Problem:
Begin with the first line of the material and write out each line exactly, ending with the line that contains "var height = svgHeight". Pictures are not part of the copy.

━━ Source material

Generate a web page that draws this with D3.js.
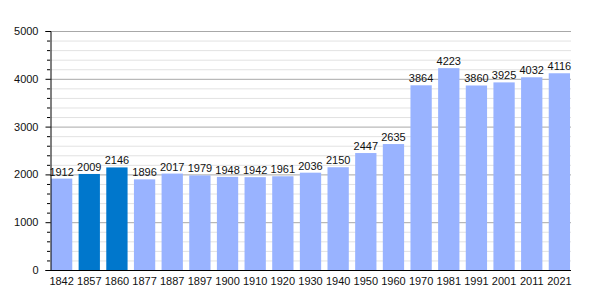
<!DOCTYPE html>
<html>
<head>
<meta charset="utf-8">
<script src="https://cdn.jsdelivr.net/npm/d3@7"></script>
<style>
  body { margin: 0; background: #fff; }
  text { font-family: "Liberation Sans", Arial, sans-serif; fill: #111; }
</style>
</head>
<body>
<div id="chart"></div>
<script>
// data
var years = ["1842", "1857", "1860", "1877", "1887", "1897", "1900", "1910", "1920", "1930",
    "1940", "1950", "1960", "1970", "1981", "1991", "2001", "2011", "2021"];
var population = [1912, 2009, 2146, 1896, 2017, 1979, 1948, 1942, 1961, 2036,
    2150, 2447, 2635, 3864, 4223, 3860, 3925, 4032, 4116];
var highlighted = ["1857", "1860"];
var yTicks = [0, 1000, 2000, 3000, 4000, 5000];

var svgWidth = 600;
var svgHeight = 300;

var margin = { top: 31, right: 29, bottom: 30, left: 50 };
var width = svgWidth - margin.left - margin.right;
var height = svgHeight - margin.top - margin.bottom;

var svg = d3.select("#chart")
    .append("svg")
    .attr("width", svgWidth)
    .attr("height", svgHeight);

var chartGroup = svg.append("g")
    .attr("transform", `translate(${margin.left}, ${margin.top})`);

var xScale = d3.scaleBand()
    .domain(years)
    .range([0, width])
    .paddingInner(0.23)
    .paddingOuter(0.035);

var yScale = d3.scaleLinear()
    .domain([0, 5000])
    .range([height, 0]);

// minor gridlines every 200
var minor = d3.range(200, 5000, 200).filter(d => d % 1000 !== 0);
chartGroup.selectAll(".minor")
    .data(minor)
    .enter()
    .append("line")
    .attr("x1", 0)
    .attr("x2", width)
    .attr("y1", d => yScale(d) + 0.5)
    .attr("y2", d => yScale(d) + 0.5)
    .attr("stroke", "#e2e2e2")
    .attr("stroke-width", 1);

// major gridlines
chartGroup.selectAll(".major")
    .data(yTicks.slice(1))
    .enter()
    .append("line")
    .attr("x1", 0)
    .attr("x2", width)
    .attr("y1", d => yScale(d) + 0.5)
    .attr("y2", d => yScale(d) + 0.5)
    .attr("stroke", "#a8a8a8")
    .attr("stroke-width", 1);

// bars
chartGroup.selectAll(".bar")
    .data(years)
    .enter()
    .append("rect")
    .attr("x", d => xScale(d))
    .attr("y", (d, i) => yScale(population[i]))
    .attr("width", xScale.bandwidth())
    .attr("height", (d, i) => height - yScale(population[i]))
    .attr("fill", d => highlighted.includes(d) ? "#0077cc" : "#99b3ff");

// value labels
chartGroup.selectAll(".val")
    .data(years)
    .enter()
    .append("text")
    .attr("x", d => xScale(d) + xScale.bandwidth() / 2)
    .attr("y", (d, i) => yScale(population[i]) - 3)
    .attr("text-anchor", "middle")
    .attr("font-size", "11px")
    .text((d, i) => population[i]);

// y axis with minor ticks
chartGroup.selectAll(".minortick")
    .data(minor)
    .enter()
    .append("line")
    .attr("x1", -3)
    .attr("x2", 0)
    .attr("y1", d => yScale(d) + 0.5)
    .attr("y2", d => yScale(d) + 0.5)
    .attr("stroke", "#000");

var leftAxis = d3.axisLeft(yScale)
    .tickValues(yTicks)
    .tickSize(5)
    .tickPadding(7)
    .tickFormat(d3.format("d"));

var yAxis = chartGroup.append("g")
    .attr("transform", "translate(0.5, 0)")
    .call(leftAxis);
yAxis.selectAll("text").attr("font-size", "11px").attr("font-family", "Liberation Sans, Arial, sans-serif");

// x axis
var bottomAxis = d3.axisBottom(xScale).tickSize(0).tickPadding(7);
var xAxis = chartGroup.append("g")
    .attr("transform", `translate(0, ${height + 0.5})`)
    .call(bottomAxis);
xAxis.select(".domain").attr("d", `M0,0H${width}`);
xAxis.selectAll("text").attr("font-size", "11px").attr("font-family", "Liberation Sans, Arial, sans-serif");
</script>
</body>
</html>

━━━━

Finished task:
Generate a web page that draws this with D3.js.
<!DOCTYPE html>
<html>
<head>
<meta charset="utf-8">
<script src="https://cdn.jsdelivr.net/npm/d3@7"></script>
<style>
  body { margin: 0; background: #fff; }
  text { font-family: "Liberation Sans", Arial, sans-serif; fill: #111; }
</style>
</head>
<body>
<div id="chart"></div>
<script>
// data
var years = ["1842", "1857", "1860", "1877", "1887", "1897", "1900", "1910", "1920", "1930",
    "1940", "1950", "1960", "1970", "1981", "1991", "2001", "2011", "2021"];
var population = [1912, 2009, 2146, 1896, 2017, 1979, 1948, 1942, 1961, 2036,
    2150, 2447, 2635, 3864, 4223, 3860, 3925, 4032, 4116];
var highlighted = ["1857", "1860"];
var yTicks = [0, 1000, 2000, 3000, 4000, 5000];

var svgWidth = 600;
var svgHeight = 300;

var margin = { top: 31, right: 29, bottom: 30, left: 50 };
var width = svgWidth - margin.left - margin.right;
var height = svgHeight - margin.top - margin.bottom;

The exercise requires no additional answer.